Monday, September 1, 2014
Accidental Philosopher Encounters The Movie Snowpiercer
A few days ago I saw the movie Snowpiercer -- which, if you don't know, is nestled the tiny Venn diagram overlap area among the categories "South Korean science fiction action film," "based on a graphic novel by some French guys," and "enviro-dystopian stories that take place after an enormous geo-engineering catastrophe."
I'm not spoiling anything by telling you it's the story of what happens after an experiment to counter-act climate change goes horribly wrong and freezes the whole planet, or that it takes place on a very very very long train that was set in motion just before the freeze and that circles the whole earth once a year, busting through the snow and ice, or that the people on board the train are the only people alive, period.
At the time of the movie they've been on the train for seventeen years. I'm also not spoiling anything by telling you that as the details emerge, we learn that the train is divided into sections, with people at the front doing things like dining on steak and partying while people at the tail section are filthy and barely surviving on disgusting protein sludge and crammed into tiny spaces.
The tail people are constantly tormented by vicious representatives from the powers-that-be from the front of the train, who remind everyone over and over that life on the train can only continue if everyone stays in their proper place: front people chilling at the front, and tail people suffering and dying in the tail.
The movie has a lot of themes, but perhaps most obvious is the theme of social stratification and inequality: it's pretty much chance who got the front section tickets, who got crammed into the rear, and who was just left to die, but of course the front section people have elaborate justifications for why the tail people MUST stay in the tail and how they ought to be GRATEFUL to be on the train at all so the should SHUT UP and stay where they are and STOP COMPLAINING. Sound familiar?
What struck me as brilliant in a sneaky way was the idea was making it a TRAIN. The plot of the movie is the story of a tail section rebellion. Since it's a train, the rebellion has to move forward through all the sections. Which means that as our bedraggled tail rebels fight, they cannot avoid passing through classrooms and sushi bars and night clubs, past dentistry and gardening and a woman sipping a cup of tea and reading a book.
The physical linearity space of the train reminded me immediately of these "shot-gun" houses I encountered when I lived in New Orleans. The story behind those -- urban myth or truth, I don't know -- was that at one time houses there were taxed by width, so people started building these long long houses with all the rooms in a row.
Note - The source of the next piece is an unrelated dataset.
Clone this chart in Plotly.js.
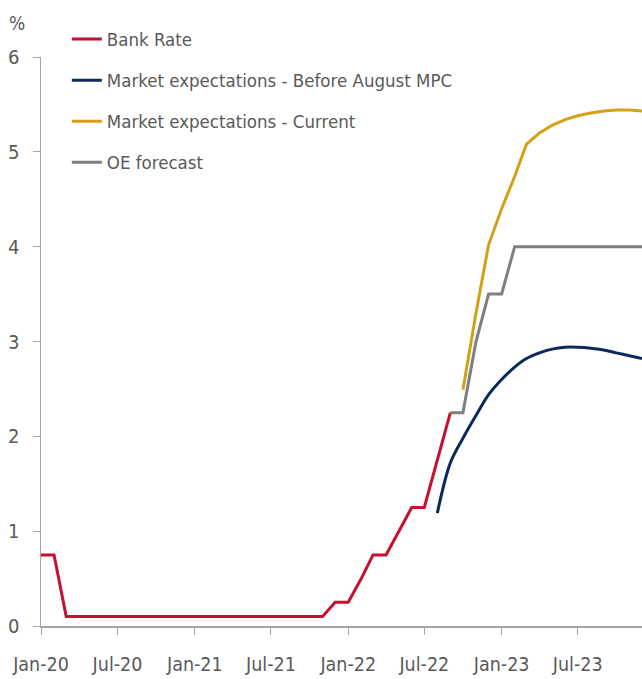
<!DOCTYPE html>
<html><head><meta charset="utf-8">
<script src="https://cdn.plot.ly/plotly-3.0.1.min.js"></script>
<style>html,body{margin:0;padding:0;background:#fff}#chart{width:642px;height:679px}</style>
</head><body><div id="chart"></div>
<script>
const months = [
 '2020-01-01','2020-02-01','2020-03-01','2020-04-01','2020-05-01','2020-06-01','2020-07-01','2020-08-01','2020-09-01','2020-10-01','2020-11-01','2020-12-01',
 '2021-01-01','2021-02-01','2021-03-01','2021-04-01','2021-05-01','2021-06-01','2021-07-01','2021-08-01','2021-09-01','2021-10-01','2021-11-01','2021-12-01',
 '2022-01-01','2022-02-01','2022-03-01','2022-04-01','2022-05-01','2022-06-01','2022-07-01','2022-08-01','2022-09-01','2022-10-01','2022-11-01','2022-12-01',
 '2023-01-01','2023-02-01','2023-03-01','2023-04-01','2023-05-01','2023-06-01','2023-07-01','2023-08-01','2023-09-01','2023-10-01','2023-11-01','2023-12-01'];
const bankRate = [0.75,0.75,0.1,0.1,0.1,0.1,0.1,0.1,0.1,0.1,0.1,0.1,
 0.1,0.1,0.1,0.1,0.1,0.1,0.1,0.1,0.1,0.1,0.1,0.25,
 0.25,0.5,0.75,0.75,1.0,1.25,1.25,1.75,2.25,null,null,null,
 null,null,null,null,null,null,null,null,null,null,null,null];
const beforeAugust = [null,null,null,null,null,null,null,null,null,null,null,null,
 null,null,null,null,null,null,null,null,null,null,null,null,
 null,null,null,null,null,null,null,1.19,1.72,1.98,2.22,2.44,
 2.6,2.73,2.82,2.88,2.92,2.94,2.94,2.93,2.91,2.88,2.85,2.82];
const current = [null,null,null,null,null,null,null,null,null,null,null,null,
 null,null,null,null,null,null,null,null,null,null,null,null,
 null,null,null,null,null,null,null,null,null,2.49,3.3,4.02,
 4.4,4.74,5.08,5.2,5.28,5.34,5.38,5.41,5.43,5.44,5.44,5.43];
const oeForecast = [null,null,null,null,null,null,null,null,null,null,null,null,
 null,null,null,null,null,null,null,null,null,null,null,null,
 null,null,null,null,null,null,null,null,2.25,2.25,3.0,3.5,
 3.5,4.0,4.0,4.0,4.0,4.0,4.0,4.0,4.0,4.0,4.0,4.0];
const seriesNames = ['Bank Rate','Market expectations - Before August MPC','Market expectations - Current','OE forecast'];
const tickDates = ['2020-01-01','2020-07-01','2021-01-01','2021-07-01','2022-01-01','2022-07-01','2023-01-01','2023-07-01'];
const tickLabels = ['Jan-20','Jul-20','Jan-21','Jul-21','Jan-22','Jul-22','Jan-23','Jul-23'];

const FONT = '"DejaVu Sans Condensed", "Open Sans", sans-serif';
const colors = ['#C8102E','#0B2A5B','#D4A017','#7F7F7F'];
const ys = [bankRate, beforeAugust, current, oeForecast];
const traces = ys.map((y,i)=>({
  x: months, y: y, type:'scatter', mode:'lines', name: seriesNames[i],
  legendgroup: 'g'+i,
  line:{color:colors[i], width:3, shape: i===1 ? 'spline' : 'linear'},
  hoverinfo:'x+y'
}));
const layout = {
  width:642, height:679,
  margin:{l:41, r:0, t:57, b:53},
  paper_bgcolor:'#fff', plot_bgcolor:'#fff',
  font:{family:FONT, color:'#595959', size:19},
  showlegend:true,
  legend:{x:0.043, y:1.064, xanchor:'left', yanchor:'top', bgcolor:'rgba(0,0,0,0)',
    font:{family:FONT, size:18.5, color:'#595959'}, traceorder:'grouped', tracegroupgap:14},
  xaxis:{type:'date', range:['2020-01-01','2023-12-01'], tickvals:tickDates, ticktext:tickLabels,
    showgrid:false, zeroline:false, showline:true, linecolor:'#A6A6A6', linewidth:1.5,
    ticks:'outside', ticklen:7, tickcolor:'#A6A6A6', ticklabelstandoff:13,
    tickfont:{family:FONT, size:19.5, color:'#595959'}},
  yaxis:{range:[0,6], tickvals:[0,1,2,3,4,5,6], showgrid:false, zeroline:false, showline:true,
    linecolor:'#A6A6A6', linewidth:1.5, ticks:'outside', ticklen:7, tickcolor:'#A6A6A6',
    ticklabelstandoff:9, tickfont:{family:FONT, size:20, color:'#595959'}},
  annotations:[{text:'%', xref:'paper', yref:'paper', x:-0.04, y:1.06, xanchor:'center', yanchor:'middle',
    showarrow:false, font:{family:FONT, size:19, color:'#595959'}}]
};
Plotly.newPlot('chart', traces, layout, {displayModeBar:false, staticPlot:true});
</script></body></html>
And the thing about a shot-gun house is the thing about a train: because of the linearity of it, everyone has to encounter everyone else.
This is a big deal in a movie with social themes. Because it means you can't mentally put yourself somewhere else. Usually if you see class struggle and fighting you see either everyone is fighting or you see one group is being violent while the others are being killed and hurt. And maybe you can imagine yourself doing something completely different. Like teaching class. Or gardening.
But because it's a train, no can do. The train brings everyone together. The effect of this is that after endless images of dirt and pain and fear and fighting you're suddenly face to face with what are plausibly ordinary scenes of your very own life: you're sipping tea, and reading a book -- or you're teaching your students. But then here are these other people, close to death, right at your feet. Because the cars are all in a line, the train implicates everyone.
I have to say also that during the first part of the movie I found myself frequently returning to the thought that, wow, it might be better to be outside dead in the snow than to be on that train.
And that reminded me of a disturbing reading experience I had the other day. I was reading Katarzyna de Lazari-Radek and Peter Singer's new book on Sidgwick, and in it they're talking about a potential objection to the utilitarian idea that we should evaluate options by comparing the overall consequences of our actions.
The example includes the following thought experiment asking us to evaluate three options:
2) A nuclear war that kills 99 percent of the population
3) A nuclear ware the kills 100 percent of the population
The authors say "Any sane person will agree that (2) would be worse than (1) and (3) would be worse than (2)" -- the potential problem being that (3) seems SO MUCH MORE worse than (2) than (2) is than (1), possibly tough for the utilitarian to explain.
When I was reading I was tired. I misread them as saying that "Any sane person will agree that (2) would be worse than (3) -- that is, that it would be best, if there's going to be a nuclear war, if everybody died. I found myself nodding along in agreement with this.
I thought that they were saying that a war that leaves a smallish bedgraggled group of people, alone on earth, to torment one another and fight over the remaining resources, in a horrible world shot through with radioactivity, would actually be worse than a world with no people, where the cockroaches or whatever would be left alone, to re-evolve, hopefully into creatures who were wiser and more peaceful than we're evidently able to be. Seemed right to me.
So it was a bit of a shock to realize this idea, which had struck me as kind of commonsensical, was actually the one they were saying was insane.
I'm sure it says more about me than about anything else that I think it'd be better for no one to be left on earth at all.
But mostly it probably means: when it comes to planning for the post-apocalypse, don't put the Accidental Philosopher in charge.